21 データに基づく経営−ケーススタディ(7)

 

これまで数回に渡って、大小さまざまな規模の代理店を取り上げて、ケース毎にとるべき戦略に沿った情報化のシナリオを解説してきた。どのケースにも共通して言える最も重要なことは、顧客データをいかに上手に活用できるかということになろう。

顧客データを活用し成果を上げるためには、顧客データベースと顧客との関係作りを進めるためのツール、それに顧客データを活用するための知恵が必要である。一口に顧客データベースといっても、データウェアハウスのような本格的なものから、一般的なパソコン上で動く簡単なデータベースまでさまざまである。どれだけコストをかけることが可能か、その規模によって実現方法も変わってくるだろう。

中小規模の代理店は、まずパソコンの簡単なデータベースソフト上に顧客データベースを作り、代理店支援システムや紙、営業の頭の中にある情報などをデータベースを使って登録して一元化し、整理してみよう。そうすることで顧客の顔が徐々に見えてきて、どういった商品が適しているのか、どのようなサービスが求められるのかを読み取ることができるようになる。あとはDM、電話などを使って実際にマーケティング、サービスを展開していけばよい。

大規模代理店の場合は、顧客データの件数も多くスケールメリットも活かせるため、本格的なデータベースシステムの導入も可能になろう。SFA、CTI、インターネットなどの情報技術も成熟してきた。

 

このところ生保会社はこぞってCRMに取り組んでいる。CRMとは、カスタマーリレーションシップマネジメントの略である。ひとことで言うと、顧客を中心に据え、顧客の立場に立ってマーケティング、販売、サービスを展開し、顧客との関係を強化して囲い込んでいこうとする考え方だ。顧客がある商品に対して一生涯に使う価値は大体決まっている。これをライフタイムバリューという。顧客との関係作りを通じてこのライフタイムバリューを最大化することが課題である。そのためには、顧客の真のニーズを深く理解した上で、場面に応じて最適なチャネルを組み合わせてさまざまな活動を展開する必要がある。ここで利用されるのがSFA、CTI、DM、インターネットなどのチャネルである。

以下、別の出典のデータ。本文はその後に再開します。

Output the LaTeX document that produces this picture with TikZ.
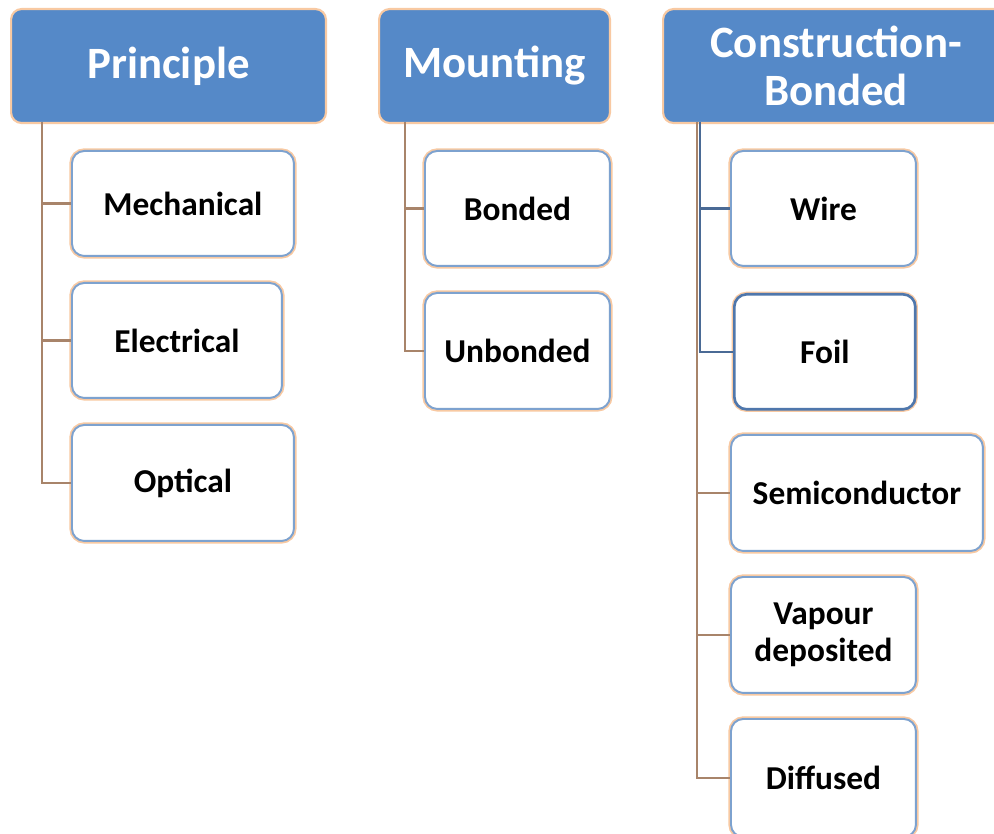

CTIについて少し説明を加えておこう。CTIとはコンピュータ・テレフォニー・インテグレーションの略、すなわちコンピュータと電話や通信機器などを上手に連携させて活用する新しいコミュニケーションシステムのことである。主にコールセンターで使われているこの技術を利用すると、例えば多数の電話を空いているオペレータに自動で振り分けたり、プッシュホンを利用して音声自動応答などが実現できる。また最近では、発信者番号通知の機能を利用して、電話番号をキーにしてデータベースを検索して、オペレータの画面に取引の進捗や履歴、クレーム情報などを事前に表示することも可能になっている。

では具体的なCRMのシステムとその利用イメージについて見てみよう。図をご覧頂きたい。CRMモデルは顧客データベースを核として構成される。データベースの中には、顧客の氏名、住所、年齢、趣味といった基本属性データ、それから家族に関するデータ、家計の資産状況、取引の状況・履歴、クレームなどが格納され、日々更新される。

まず代理店は、保険商品の販売に関するマーケティングプランを立案する。どの商品をどういった顧客にどのような方法で提案すれば顧客ニーズを満たし、結果利益につながっていくかといった仮説の構築だ。顧客データに基づいてどれだけ知恵を絞れるかがポイントである。あとはその仮説にしたがって、最適なチャネルを組み合わせてプランを実行していく。まずはDM、ウェブ、メールなどを顧客のタイプにより使い分けて商品情報を発信、レスポンスがあった顧客に対して電話でフォローし、営業が実際に面談し、SFAを使って最適なリスクプランニングに基いた保険商品の提案を行ない契約に結び付ける。実行結果はすぐにデータベースに反映し、データベースそのものを成長させることも忘れてはならない。

複数の保険会社の商品を扱える代理店は、より顧客に近い立場で活動できる。つまり努力次第で顧客の購買代理人として高いロイヤリティを獲得することが可能である。そのためにはいかに早く顧客データを活用した経営にシフトできるかが大きな鍵を握っている。